PROBLEM DETAILS
Every line that includes the word "matplotlib" is to be listed.
___
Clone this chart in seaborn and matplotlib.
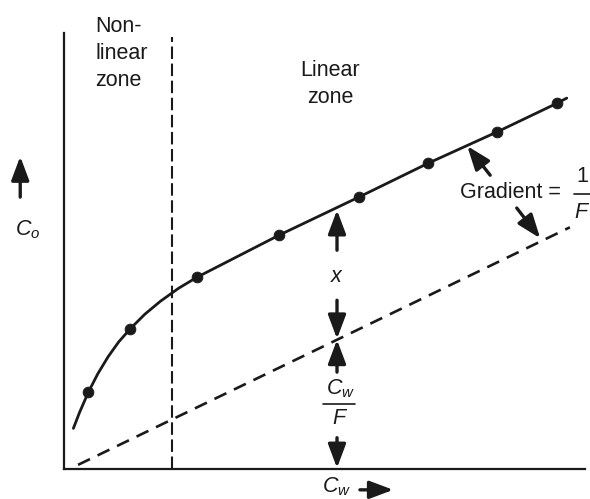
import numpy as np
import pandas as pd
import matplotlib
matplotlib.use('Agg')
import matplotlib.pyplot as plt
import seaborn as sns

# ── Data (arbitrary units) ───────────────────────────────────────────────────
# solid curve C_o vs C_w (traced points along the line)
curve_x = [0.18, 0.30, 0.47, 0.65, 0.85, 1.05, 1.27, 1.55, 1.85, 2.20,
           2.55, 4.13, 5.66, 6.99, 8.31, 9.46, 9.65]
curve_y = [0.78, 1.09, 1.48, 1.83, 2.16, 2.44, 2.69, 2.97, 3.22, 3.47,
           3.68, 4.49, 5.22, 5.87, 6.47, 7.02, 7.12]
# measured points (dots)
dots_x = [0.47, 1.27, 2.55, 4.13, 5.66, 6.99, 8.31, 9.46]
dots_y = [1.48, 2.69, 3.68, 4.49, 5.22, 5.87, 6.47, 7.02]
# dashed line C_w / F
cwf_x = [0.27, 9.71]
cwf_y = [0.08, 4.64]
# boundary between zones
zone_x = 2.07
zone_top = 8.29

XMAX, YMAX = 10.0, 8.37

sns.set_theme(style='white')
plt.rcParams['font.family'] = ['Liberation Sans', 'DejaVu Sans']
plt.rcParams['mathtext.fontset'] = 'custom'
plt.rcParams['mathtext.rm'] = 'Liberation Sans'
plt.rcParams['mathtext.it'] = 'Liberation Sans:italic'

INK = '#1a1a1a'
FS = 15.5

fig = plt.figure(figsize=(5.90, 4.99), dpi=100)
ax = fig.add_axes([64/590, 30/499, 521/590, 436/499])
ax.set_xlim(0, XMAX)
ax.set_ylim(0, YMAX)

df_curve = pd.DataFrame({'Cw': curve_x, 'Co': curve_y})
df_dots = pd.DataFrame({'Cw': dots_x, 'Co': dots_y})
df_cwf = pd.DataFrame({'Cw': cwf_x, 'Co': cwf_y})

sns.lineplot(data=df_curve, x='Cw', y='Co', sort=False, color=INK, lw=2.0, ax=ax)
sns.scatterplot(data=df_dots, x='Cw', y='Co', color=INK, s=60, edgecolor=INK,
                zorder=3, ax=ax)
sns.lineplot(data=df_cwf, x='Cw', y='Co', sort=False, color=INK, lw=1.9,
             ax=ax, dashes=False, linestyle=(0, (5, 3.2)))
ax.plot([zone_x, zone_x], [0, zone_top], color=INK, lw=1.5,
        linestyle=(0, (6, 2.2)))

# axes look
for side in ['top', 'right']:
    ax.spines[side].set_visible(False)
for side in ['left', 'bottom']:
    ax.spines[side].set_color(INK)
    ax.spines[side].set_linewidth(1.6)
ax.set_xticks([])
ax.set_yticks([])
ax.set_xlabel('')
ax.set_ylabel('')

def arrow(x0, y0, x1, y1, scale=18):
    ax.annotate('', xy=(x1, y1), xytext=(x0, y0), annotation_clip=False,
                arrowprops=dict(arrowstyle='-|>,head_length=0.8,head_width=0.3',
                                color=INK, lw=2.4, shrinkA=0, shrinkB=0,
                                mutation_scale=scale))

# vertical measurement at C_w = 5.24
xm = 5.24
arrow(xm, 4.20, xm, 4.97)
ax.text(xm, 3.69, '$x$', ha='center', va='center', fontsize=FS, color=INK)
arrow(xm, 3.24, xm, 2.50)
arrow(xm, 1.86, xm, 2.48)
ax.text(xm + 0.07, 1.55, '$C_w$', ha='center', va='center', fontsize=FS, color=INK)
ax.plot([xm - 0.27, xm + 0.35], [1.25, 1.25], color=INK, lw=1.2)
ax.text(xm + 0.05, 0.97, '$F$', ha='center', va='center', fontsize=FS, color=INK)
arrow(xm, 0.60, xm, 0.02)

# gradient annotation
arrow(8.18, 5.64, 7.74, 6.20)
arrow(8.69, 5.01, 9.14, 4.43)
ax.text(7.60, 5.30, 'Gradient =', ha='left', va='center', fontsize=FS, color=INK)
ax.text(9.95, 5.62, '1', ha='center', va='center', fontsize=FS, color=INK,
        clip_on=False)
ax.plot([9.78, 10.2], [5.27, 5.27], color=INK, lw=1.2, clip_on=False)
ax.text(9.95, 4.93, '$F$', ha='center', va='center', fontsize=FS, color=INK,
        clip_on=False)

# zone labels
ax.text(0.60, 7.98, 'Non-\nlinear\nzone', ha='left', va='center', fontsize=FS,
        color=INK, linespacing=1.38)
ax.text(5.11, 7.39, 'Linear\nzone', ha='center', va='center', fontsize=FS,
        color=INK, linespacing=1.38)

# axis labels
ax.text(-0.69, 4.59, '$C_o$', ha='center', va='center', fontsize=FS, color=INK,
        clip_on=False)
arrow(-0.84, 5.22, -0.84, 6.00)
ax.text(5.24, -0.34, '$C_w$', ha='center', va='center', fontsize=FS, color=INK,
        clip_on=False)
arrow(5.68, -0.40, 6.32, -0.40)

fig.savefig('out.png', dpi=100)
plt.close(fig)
___
TASK RESULT
Clone this chart in seaborn and matplotlib.
import matplotlib
matplotlib.use('Agg')
import matplotlib.pyplot as plt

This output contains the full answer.